The United Nations General Assembly today adopted a series of resolutions recommended by its legal committee, including texts on human cloning, terrorism and protection of personnel on United Nations peacekeeping missions.
The Assembly kept the question of reproductive cloning of human beings on its agenda for another year by deciding to convene a working group of its Sixth (Legal) Committee from 28 September to 3 October 2003.
The Assembly also strongly condemned terrorism as criminal and unjustifiable by a resolution that urged its ad hoc committee to urgently continue elaborating a draft convention on international terrorism at its next meeting in March and April. The ad hoc committee was also urged to resolve outstanding issues impeding conclusion of an international treaty on nuclear terrorism. That committee has already successfully negotiated other anti-terror pacts.
In another action, the UN's main legislative body welcomed the work of the preparatory body for the establishment of the International Criminal Court (ICC), which had laid the groundwork for the Court's coming into being on 1 July. The Assembly took note of the report by UN Secretary-General Kofi Annan on the Court, and of the proposed resumption of the first session of the Assembly of States Parties early next year, at which the ICC's judges and the prosecutor would be elected.

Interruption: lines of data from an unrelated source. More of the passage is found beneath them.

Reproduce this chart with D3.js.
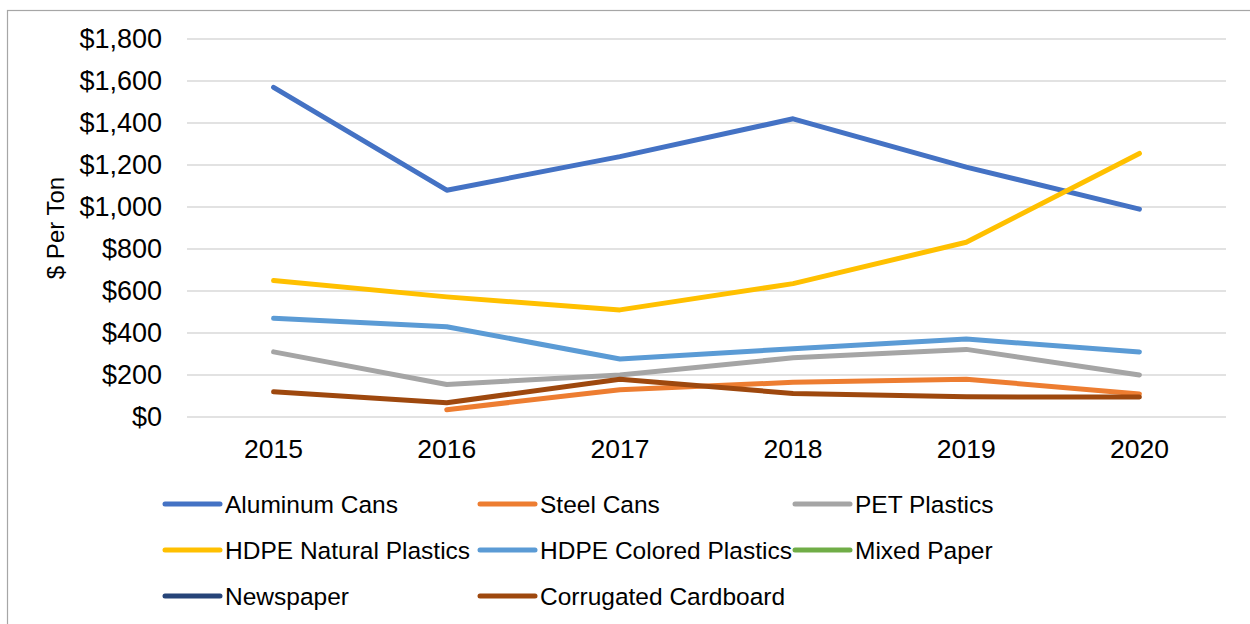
<!DOCTYPE html>
<html><head><meta charset="utf-8">
<script src="https://cdn.jsdelivr.net/npm/d3@7"></script>
<style>body{margin:0;background:#fff;}svg{display:block;font-family:"Liberation Sans",Arial,sans-serif;}</style>
</head><body><svg id="c" width="1250" height="624"></svg>
<script>
const years = ["2015","2016","2017","2018","2019","2020"];
const yTicks = [0,200,400,600,800,1000,1200,1400,1600,1800];
const seriesNames = ["Aluminum Cans","Steel Cans","PET Plastics","HDPE Natural Plastics","HDPE Colored Plastics","Mixed Paper","Newspaper","Corrugated Cardboard"];
const colors = ["#4472C4","#ED7D31","#A5A5A5","#FFC000","#5B9BD5","#70AD47","#264478","#9E480E"];
const aluminumCans = [1570,1080,1240,1420,1190,990];
const steelCans = [null,35,130,165,180,110];
const petPlastics = [310,155,200,282,322,200];
const hdpeNatural = [650,572,510,635,832,1255];
const hdpeColored = [470,430,276,325,371,310];
const mixedPaper = [null,null,null,null,null,null];
const newspaper = [null,null,null,null,null,null];
const corrugated = [120,68,180,112,96,95];
const values = [aluminumCans,steelCans,petPlastics,hdpeNatural,hdpeColored,mixedPaper,newspaper,corrugated];

const svg = d3.select("#c");
svg.append("rect").attr("x",7.5).attr("y",10.5).attr("width",1300).attr("height",700)
  .attr("fill","#fff").attr("stroke","#a6a6a6").attr("stroke-width",1.2);

const x = d3.scaleBand().domain(years).range([187,1226]);
const y = d3.scaleLinear().domain([0,1800]).range([417,39]);

// gridlines
svg.append("g").selectAll("line").data(yTicks).join("line")
  .attr("x1",187).attr("x2",1226).attr("y1",d=>y(d)).attr("y2",d=>y(d))
  .attr("stroke","#d9d9d9").attr("stroke-width",1.5);

// y axis
const yAxis = svg.append("g").attr("transform","translate(187,0)")
  .call(d3.axisLeft(y).tickValues(yTicks).tickSize(0).tickPadding(25).tickFormat(d=>"$"+d3.format(",")(d)));
yAxis.select(".domain").remove();
yAxis.selectAll("text").attr("font-size",27).attr("fill","#000").attr("font-family","Liberation Sans, Arial, sans-serif");

// x axis
const xAxis = svg.append("g").attr("transform","translate(0,417)")
  .call(d3.axisBottom(x).tickSize(0).tickPadding(22.5));
xAxis.select(".domain").remove();
xAxis.selectAll("text").attr("font-size",26.5).attr("fill","#000").attr("font-family","Liberation Sans, Arial, sans-serif");

// y title
svg.append("text").attr("transform","translate(64,228) rotate(-90)").attr("text-anchor","middle")
  .attr("font-size",24).attr("fill","#000").text("$ Per Ton");

// lines
const line = d3.line().defined(d=>d.v!=null).x(d=>x(d.year)+x.bandwidth()/2).y(d=>y(d.v));
values.forEach((vals,i)=>{
  const pts = vals.map((v,j)=>({year:years[j],v}));
  svg.append("path").datum(pts).attr("d",line).attr("fill","none")
    .attr("stroke",colors[i]).attr("stroke-width",5).attr("stroke-linecap","round").attr("stroke-linejoin","round");
});

// legend
const colX = [165,480,795];
const rowY = [504,550,596];
const lg = svg.append("g");
seriesNames.forEach((n,i)=>{
  const cx = colX[i%3], cy = rowY[Math.floor(i/3)];
  lg.append("line").attr("x1",cx).attr("x2",cx+55).attr("y1",cy).attr("y2",cy)
    .attr("stroke",colors[i]).attr("stroke-width",5).attr("stroke-linecap","round");
  lg.append("text").attr("x",cx+60).attr("y",cy).attr("dy","0.36em").attr("font-size",24.5).attr("fill","#000").text(n);
});
</script></body></html>
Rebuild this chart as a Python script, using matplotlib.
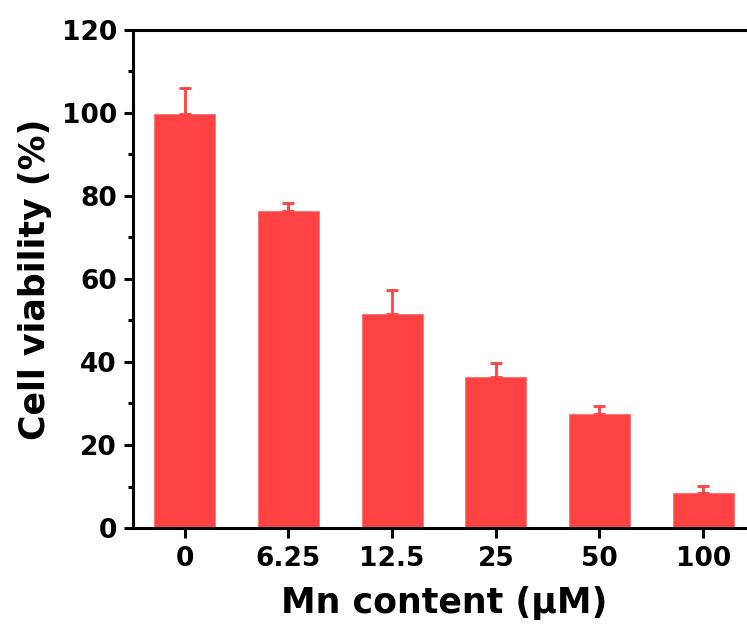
import matplotlib
matplotlib.use("Agg")
import matplotlib.pyplot as plt
from matplotlib.ticker import MultipleLocator

# Cell viability versus Mn concentration
concentrations = ["0", "6.25", "12.5", "25", "50", "100"]
viability = [99.8, 76.5, 51.6, 36.5, 27.5, 8.4]
viability_err = [6.3, 1.7, 5.7, 3.2, 1.8, 1.8]

plt.rcParams["font.family"] = ["DejaVu Sans"]
plt.rcParams["font.weight"] = "bold"

bar_color = "#FF4343"
lw = 2.2

fig = plt.figure(figsize=(7.47, 6.30), dpi=100)
ax = fig.add_axes([0.178, 0.1619, 0.8327, 0.7905])

x = list(range(len(concentrations)))
ax.bar(x, viability, width=0.59, color=bar_color, edgecolor="#FF7070",
       linewidth=0.6, zorder=2)
ax.errorbar(x, viability, yerr=[[0] * len(x), viability_err], fmt="none",
            ecolor=bar_color, elinewidth=2.0, capsize=4.3, capthick=2.0,
            zorder=3)

ax.set_xlim(-0.5, 5.5)
ax.set_ylim(0, 120)
ax.set_xticks(x)
ax.set_xticklabels(concentrations)
ax.yaxis.set_major_locator(MultipleLocator(20))
ax.yaxis.set_minor_locator(MultipleLocator(10))

for side in ["left", "top", "bottom", "right"]:
    ax.spines[side].set_linewidth(lw)

ax.tick_params(axis="both", which="major", direction="out", width=lw,
               labelsize=19)
ax.tick_params(axis="y", which="major", length=6.5, pad=5)
ax.tick_params(axis="y", which="minor", direction="out", length=3.6, width=lw)
ax.tick_params(axis="x", which="major", length=7, pad=6)
ax.tick_params(top=False, right=False, which="both")

for lab in ax.get_xticklabels() + ax.get_yticklabels():
    lab.set_fontweight("bold")

ax.set_ylabel("Cell viability (%)", fontsize=25, fontweight="bold", labelpad=7)
ax.set_xlabel("Mn content (\u03bcM)", fontsize=25, fontweight="bold", labelpad=10)

fig.savefig("out.png", dpi=100)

As for the protection of UN personnel in the field, the Assembly urged the Secretary-General to continue to seek to include key provisions of an international treaty on the safety of UN workers in agreements related to peacekeeping operations. One provision recommended the criminalization of attacks against these personnel.
Meanwhile, another resolution strongly condemned acts of violence against diplomatic and consular missions and representatives, as well as against parallel elements in intergovernmental organizations.